15. The mobile device of claim 14, wherein when determining that the first video frame of the plurality of video frames is associated with the at least a portion of the interesting metadata, the processor is configured to identify a first set of contiguous video frames in the plurality of video frames that each are associated with the interesting metadata, wherein the first set of contiguous video frames includes the first video frame, and wherein when creating the compilation video that includes the first frame of the plurality of video frames, the processor is configured to create the compilation video to include the first set of contiguous video frames.

16. The mobile device of claim 15, wherein the processor is further configured to identify a second set of contiguous video frames in the plurality of video frames that each are associated with the interesting metadata, and wherein when creating the compilation video, the processor is configured to combine the first set of contiguous video frames and a second set of contiguous video frames.
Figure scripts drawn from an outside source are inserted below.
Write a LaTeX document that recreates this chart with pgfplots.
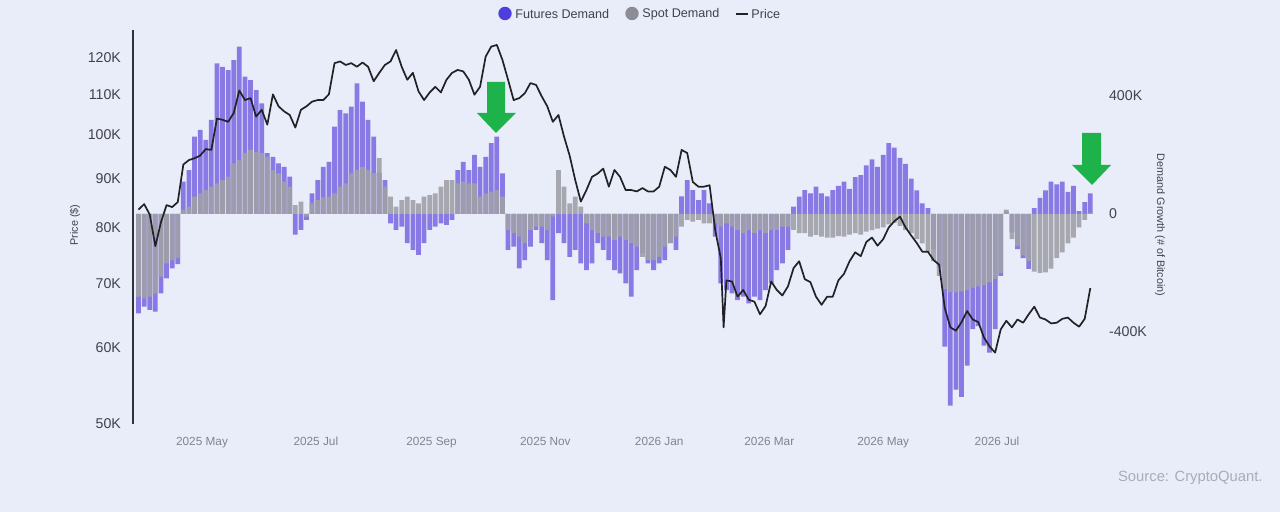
\documentclass[border=0pt]{standalone}
\usepackage{fontspec}
\setmainfont{Liberation Sans}
\usepackage{pgfplots}
\usepackage{pgfplotstable}
\pgfplotsset{compat=1.18}
\definecolor{bgcol}{RGB}{232,237,249}
\definecolor{futcol}{RGB}{124,106,226}
\definecolor{spotcol}{RGB}{160,160,168}
\definecolor{futdot}{RGB}{78,62,222}
\definecolor{spotdot}{RGB}{140,140,150}
\definecolor{pricecol}{RGB}{34,34,38}
\definecolor{ticktxt}{RGB}{66,66,76}
\definecolor{xticktxt}{RGB}{128,132,142}
\definecolor{axcol}{RGB}{50,50,56}
\definecolor{arrowgreen}{RGB}{30,178,74}
\definecolor{srccol}{RGB}{168,172,184}

% days since 2025-05-01, futures and spot demand growth (thousand BTC)
\pgfplotstableread{
d F S
-34 -337 -280
-31 -314 -286
-28 -325 -280
-25 -331 -270
-22 -269 -212
-19 -218 -167
-16 -184 -156
-13 -170 -150
-10 110 15
-7 149 25
-4 262 59
-1 285 70
2 251 81
5 319 93
8 511 104
11 499 115
14 488 127
17 522 172
20 567 183
23 466 206
26 454 217
29 420 211
32 375 206
35 206 194
38 194 149
41 172 138
44 160 110
47 127 93
50 -70 30
53 -54 42
56 -20 -9
59 70 36
62 115 47
65 160 56
68 177 59
71 296 70
74 352 93
77 341 104
80 364 138
83 443 149
86 381 160
89 319 149
92 262 138
95 140 189
98 115 93
101 -32 59
104 -54 25
107 -43 47
110 -99 59
113 -122 47
116 -139 36
119 -99 59
122 -54 64
125 -43 70
128 -32 93
131 -37 115
134 -20 115
137 149 104
140 177 110
143 149 104
146 200 104
149 160 59
152 194 70
155 240 76
158 262 81
161 138 59
164 -122 -54
167 -111 -65
170 -184 -77
173 -156 -99
176 -111 -54
179 -54 -43
182 -99 -43
185 -156 -54
188 -292 -9
191 -65 149
194 -99 93
197 -145 36
200 -122 59
203 -167 25
206 -190 -32
209 -167 -54
212 -99 -65
215 -122 -77
218 -156 -77
221 -190 -88
224 -201 -77
227 -235 -88
230 -280 -99
233 -190 -111
236 -133 -145
239 -167 -156
242 -190 -156
245 -167 -145
248 -156 -111
251 -99 -99
254 -122 -77
257 60 -43
260 115 -20
263 81 -26
266 47 -20
269 81 -32
272 36 -32
275 -77 -32
278 -235 -43
281 -258 -32
284 -269 -43
287 -292 -54
290 -280 -65
293 -303 -54
296 -280 -65
299 -292 -54
302 -258 -65
305 -235 -54
308 -190 -54
311 -167 -43
314 -122 -43
317 25 -54
320 59 -65
323 81 -65
326 70 -77
329 93 -71
332 70 -77
335 60 -80
338 81 -80
341 95 -75
344 110 -77
347 85 -70
350 125 -65
353 132 -70
356 165 -60
359 185 -55
362 160 -50
365 200 -45
368 240 -35
371 225 -30
374 190 -40
377 170 -55
380 120 -65
383 80 -85
386 36 -100
389 20 -130
392 -120 -160
395 -180 -210
398 -450 -255
401 -650 -265
404 -595 -265
407 -620 -262
410 -514 -258
413 -390 -250
416 -380 -245
419 -446 -240
422 -470 -232
425 -390 -220
428 -210 -200
431 10 15
434 -62 -85
437 -119 -110
440 -150 -140
443 -186 -160
446 20 -195
449 55 -200
452 80 -198
455 110 -185
458 100 -150
461 110 -130
464 75 -100
467 95 -80
470 10 -45
473 40 -20
476 70 5
}\demand

% days since 2025-05-01, BTC price (thousand USD)
\pgfplotstableread{
d P
-34 83.5
-31 84.6
-28 82.5
-25 76.5
-22 81.0
-19 84.4
-16 84.0
-13 85.0
-10 93.0
-7 94.0
-4 94.4
-1 95.0
2 96.5
5 96.3
8 103.8
11 103.5
14 103.0
17 105.2
20 111.0
23 108.5
26 109.0
29 104.3
32 106.0
35 102.3
38 110.0
41 106.9
44 105.6
47 104.7
50 101.6
53 106.0
56 106.9
59 108.1
62 108.5
65 108.5
68 110.0
71 118.5
74 119.0
77 118.0
80 118.5
83 117.5
86 118.7
89 117.5
92 113.5
95 115.8
98 118.0
101 119.0
104 122.3
107 117.5
110 113.9
113 115.8
116 110.8
119 108.5
122 110.5
125 112.0
128 110.5
131 113.9
134 115.8
137 116.6
140 116.2
143 113.9
146 109.9
149 112.0
152 120.4
155 123.3
158 123.8
161 119.4
164 113.9
167 108.5
170 109.0
173 110.3
176 113.0
179 112.5
182 109.5
185 106.9
188 103.0
191 104.7
194 99.4
197 95.0
200 89.6
203 85.1
206 87.5
209 90.3
212 91.0
215 92.1
218 88.2
221 91.8
224 90.3
227 87.5
230 87.5
233 87.2
236 87.9
239 87.2
242 87.2
245 88.2
248 92.5
251 91.8
254 90.3
257 96.3
260 95.6
263 89.2
266 88.2
269 88.2
272 88.5
275 79.5
278 74.3
279.5 63.0
281 70.5
284 70.3
287 67.8
290 68.9
293 67.3
296 67.0
299 65.0
302 66.3
305 70.3
308 68.9
311 68.0
314 69.5
317 72.6
320 73.8
323 70.7
326 70.2
329 67.8
332 66.5
335 67.8
338 67.8
341 70.5
344 71.6
347 73.8
350 75.4
353 74.7
356 77.3
359 78.1
362 76.6
365 77.8
368 80.0
371 81.2
374 82.1
377 80.0
380 78.5
383 77.1
386 75.5
389 75.5
392 74.0
395 73.2
398 66.0
401 63.0
404 62.5
407 63.8
410 65.5
413 64.2
416 63.8
419 61.5
422 60.2
425 59.3
428 62.7
431 64.0
434 63.0
437 64.2
440 63.7
443 65.0
446 66.2
449 64.5
452 64.2
455 63.6
458 63.7
461 64.3
464 64.5
467 63.7
470 63.1
473 64.3
476 69.2
}\price

\begin{document}
\begin{tikzpicture}
\begin{scope}[x=0.5pt,y=-0.5pt]
\fill[bgcol] (0,0) rectangle (1280,512);
\end{scope}

% demand axis (right)
\begin{axis}[
  at={(66.5pt,-212pt)}, anchor=south west,
  scale only axis, width=483.5pt, height=197pt,
  xmin=-36.98, xmax=481.2,
  ymin=-711.9, ymax=623.8,
  axis y line*=right, axis x line*=bottom,
  axis line style={draw=none},
  major tick length=0pt,
  xtick={0,61,123,184,245,304,365,426},
  xticklabels={2025 May,2025 Jul,2025 Sep,2025 Nov,2026 Jan,2026 Mar,2026 May,2026 Jul},
  xticklabel style={font=\fontsize{5.9}{7}\selectfont, text=xticktxt, yshift=-3pt},
  ytick={-400,0,400},
  yticklabels={-400K,0,400K},
  yticklabel style={font=\fontsize{7.1}{8}\selectfont, text=ticktxt, anchor=west, xshift=1pt},
  ylabel={Demand Growth (\# of Bitcoin)},
  ylabel style={at={(axis description cs:1.062,0.505)}, anchor=center, rotate=180,
    font=\fontsize{5.4}{6}\selectfont, text=ticktxt},
]
\addplot[ybar, bar shift=0pt, bar width=2.55, fill=futcol, draw=none, fill opacity=0.88]
  table[x=d, y=F] {\demand};
\addplot[ybar, bar shift=0pt, bar width=2.55, fill=spotcol, draw=none, fill opacity=0.9]
  table[x=d, y=S] {\demand};
\end{axis}

% price axis (left, log)
\begin{axis}[
  at={(66.5pt,-212pt)}, anchor=south west,
  scale only axis, width=483.5pt, height=197pt,
  xmin=-36.98, xmax=481.2,
  ymode=log, ymin=50, ymax=128.3,
  axis y line*=left, axis x line=none,
  y axis line style={color=axcol, line width=0.8pt},
  major tick length=0pt, yminorticks=false,
  ytick={50,60,70,80,90,100,110,120},
  yticklabels={50K,60K,70K,80K,90K,100K,110K,120K},
  yticklabel style={font=\fontsize{7.1}{8}\selectfont, text=ticktxt, anchor=east, xshift=-2.5pt},
  ylabel={Price (\$)},
  ylabel style={at={(axis description cs:-0.06,0.505)}, anchor=center,
    font=\fontsize{5.4}{6}\selectfont, text=ticktxt},
]
\addplot[pricecol, line width=0.85pt, line join=round] table[x=d, y=P] {\price};
\end{axis}

\begin{scope}[x=0.5pt,y=-0.5pt]
% green arrows
\fill[arrowgreen] (487,82) -- (505,82) -- (505,113) -- (516,113) -- (496,133) -- (477,113) -- (487,113) -- cycle;
\fill[arrowgreen] (1082,133) -- (1101,133) -- (1101,165) -- (1111,165) -- (1092,185) -- (1072,165) -- (1082,165) -- cycle;
% legend
\fill[futdot] (505,13.5) circle (6.7);
\node[anchor=west, inner sep=0pt, font=\fontsize{6.3}{7}\selectfont, text=ticktxt] at (515,14) {Futures Demand};
\fill[spotdot] (632,13.5) circle (6.7);
\node[anchor=west, inner sep=0pt, font=\fontsize{6.3}{7}\selectfont, text=ticktxt] at (642,14) {Spot Demand};
\draw[pricecol, line width=0.6pt] (736,14) -- (748,14);
\node[anchor=west, inner sep=0pt, font=\fontsize{6.3}{7}\selectfont, text=ticktxt] at (751,14) {Price};
% source
\node[anchor=east, inner sep=0pt, font=\fontsize{7.4}{8}\selectfont, text=srccol] at (1263,478) {Source: CryptoQuant.};
\end{scope}

\pgfresetboundingbox
\path (0pt,0pt) rectangle (640pt,-256pt);
\end{tikzpicture}
\end{document}
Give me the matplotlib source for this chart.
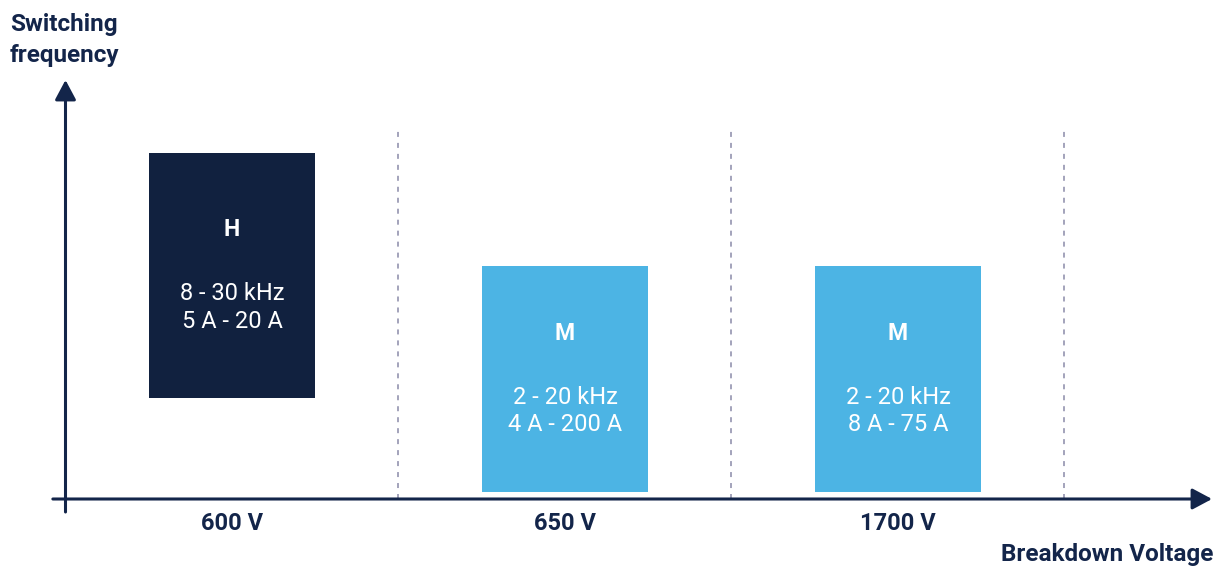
import matplotlib
matplotlib.use("Agg")
import matplotlib.pyplot as plt

# data
categories = ['600 V', '650 V', '1700 V']
classes = ['H', 'M', 'M']
freq_ranges = ['8 - 30 kHz', '2 - 20 kHz', '2 - 20 kHz']
current_ranges = ['5 A - 20 A', '4 A - 200 A', '8 A - 75 A']
box_bottom = [10.1, 0.7, 0.7]
box_top = [34.6, 23.3, 23.3]

navy = '#13254a'
dark_box = '#11213f'
light_box = '#4cb4e4'
box_colors = [dark_box, light_box, light_box]

plt.rcParams['font.family'] = ['Roboto', 'DejaVu Sans']
plt.rcParams['lines.scale_dashes'] = False

fig = plt.figure(figsize=(12.23, 5.68), dpi=100)
ax = fig.add_axes([0, 0, 1, 1])
ax.set_xlim(-0.6967, 2.976)
ax.set_ylim(-6.9, 49.9)
ax.axis('off')

box_w = 0.5
for i, cat in enumerate(categories):
    # box
    ax.bar(i, box_top[i] - box_bottom[i], bottom=box_bottom[i], width=box_w,
           color=box_colors[i], zorder=2)
    mid = (box_top[i] + box_bottom[i]) / 2
    ax.text(i, mid + 4.6, classes[i], color='white', fontsize=16.5,
            fontweight='bold', ha='center', va='center')
    ax.text(i, mid - 3.2, freq_ranges[i] + '\n' + current_ranges[i],
            color='white', fontsize=17, ha='center', va='center',
            linespacing=1.25)
    # dashed separator
    ax.plot([i + 0.5, i + 0.5], [0, 36.9], color='#8a8aa8', lw=1.1,
            dashes=(3.6, 4.3), zorder=1)
    # category label
    ax.text(i, -2.4, cat, color=navy, fontsize=17, fontweight='bold',
            ha='center', va='center')

# axes with arrows
ax.annotate('', xy=(2.943, 0), xytext=(-0.538, 0),
            arrowprops=dict(arrowstyle='-|>,head_length=0.6,head_width=0.32',
                            mutation_scale=20, lw=2.2, color=navy,
                            shrinkA=0, shrinkB=0), zorder=3)
ax.annotate('', xy=(-0.5, 41.9), xytext=(-0.5, -1.3),
            arrowprops=dict(arrowstyle='-|>,head_length=0.6,head_width=0.32',
                            mutation_scale=20, lw=2.2, color=navy,
                            shrinkA=0, shrinkB=0), zorder=3)

ax.text(-0.667, 48.6, 'Switching\nfrequency', color=navy, fontsize=17.5,
        fontweight='bold', ha='left', va='top', linespacing=1.45)
ax.text(2.946, -5.5, 'Breakdown Voltage', color=navy, fontsize=17.5,
        fontweight='bold', ha='right', va='center')

plt.savefig('out.png', dpi=100)
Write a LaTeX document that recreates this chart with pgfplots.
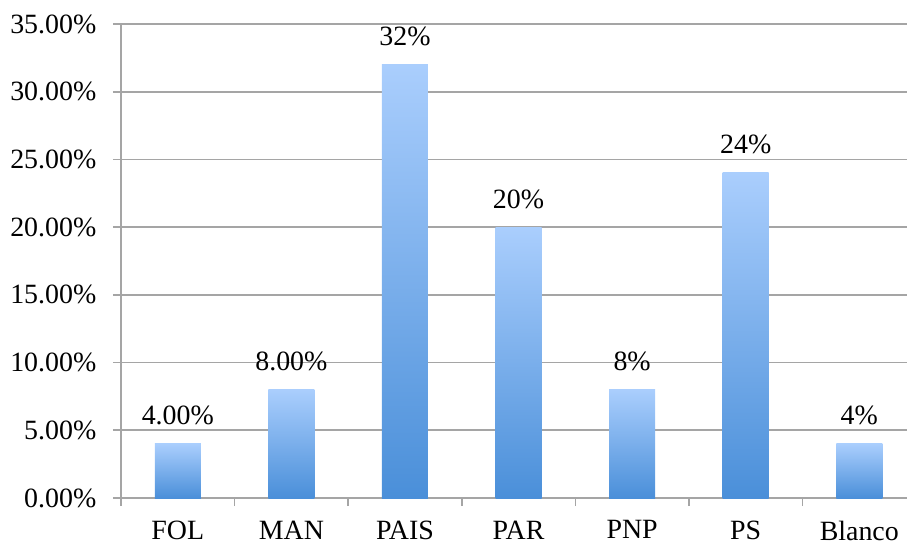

17. The mobile device of claim 14, wherein the processor is further configured to:

receive a second source video;

receive second metadata associated with the second source video; and

determine that a second video frame of the second source video is associated with at least a portion of the interesting metadata, wherein the compilation video is created to include the second video frame.

18. The mobile device of claim 14, wherein when receiving the metadata associated with the plurality of video frames of the source video, the processor is configured to extract the metadata from the source video.

19. The mobile device of claim 14, wherein the processor is further configured to:

provide, via a graphical user interface, at least a portion of a source video;

receive indicia of interestingness from a user input device; and

generate the baseline feature set based on the received indicia of interestingness.

20. The mobile device of claim 19, wherein the processor is further configured to:

define, from the source video, a test set of data and a validation set of data, wherein the indicia of interestingness are received for the validation set of data, and wherein the baseline feature set is generated in view of the validation set of data;

analyze metadata associated with the test set of data in view of the baseline feature set to generate a test feature set; and

validate the test feature set in view of the baseline feature set.